Chris Giles at the Financial Times is the latest commentator to give voice to the question most economists simply cannot answer: ‘how come low oil prices failed to stimulate growth’:
“None of this was supposed to happen. Economists had predicted with great confidence two effects from cheap oil. There would first be a huge transfer of resources from oil producers to consumers, both within and between countries. At the same time, the gains would outweigh any losses.”
Giles provides an interesting whistle stop tour of the various winners and losers from the prolonged fall in oil prices. But his most accurate observation is that:
“Economists might be falling into the trap of believing that they were right all along and the good news is just delayed, but that is the prevailing consensus for the world economy. The oil price fall was good for growth, it is argued, but it will take until at least 2017 to realise it.”
To make the obvious observation that economists are wrong sounds like a cheap shot. Since 2008, we have come to accept at face value the statement that “economists exist to make weather forecasters look good.” Nevertheless, economists really are wrong in failing to understand the factor that has scuppered economic growth since 2008 – private (corporate and household) debt; which is almost back to the record highs of 2008.
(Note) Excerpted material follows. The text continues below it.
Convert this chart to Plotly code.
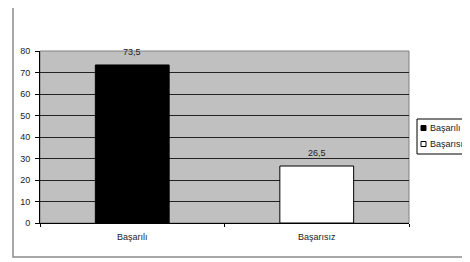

The idea that people and companies who are already loaded up with debt are going to use the temporary windfall of a drop in oil prices to go on a spending spree is the kind of nonsense only an economist could come up with. An economics student loaded up with student loans (and more than likely an additional overdraft on top) is better placed to explain what we are most likely to do with any oil windfall we might enjoy. Might being the operative word here. Most of our fuel costs are the tax levied by governments… governments that are desperate to balance their own books. Nor is there any law of nature that says that energy and transport companies have to pass any of their savings on to us. When our costs come down, we have no obligation to spend. We may, quite reasonably, view any fall in prices as temporary. For this reason, we may choose to pay off existing debt or simply save against a rainy day.
Until economists drop the ridiculous belief that private debt has no impact on the economy, they will never understand why the good times have not returned.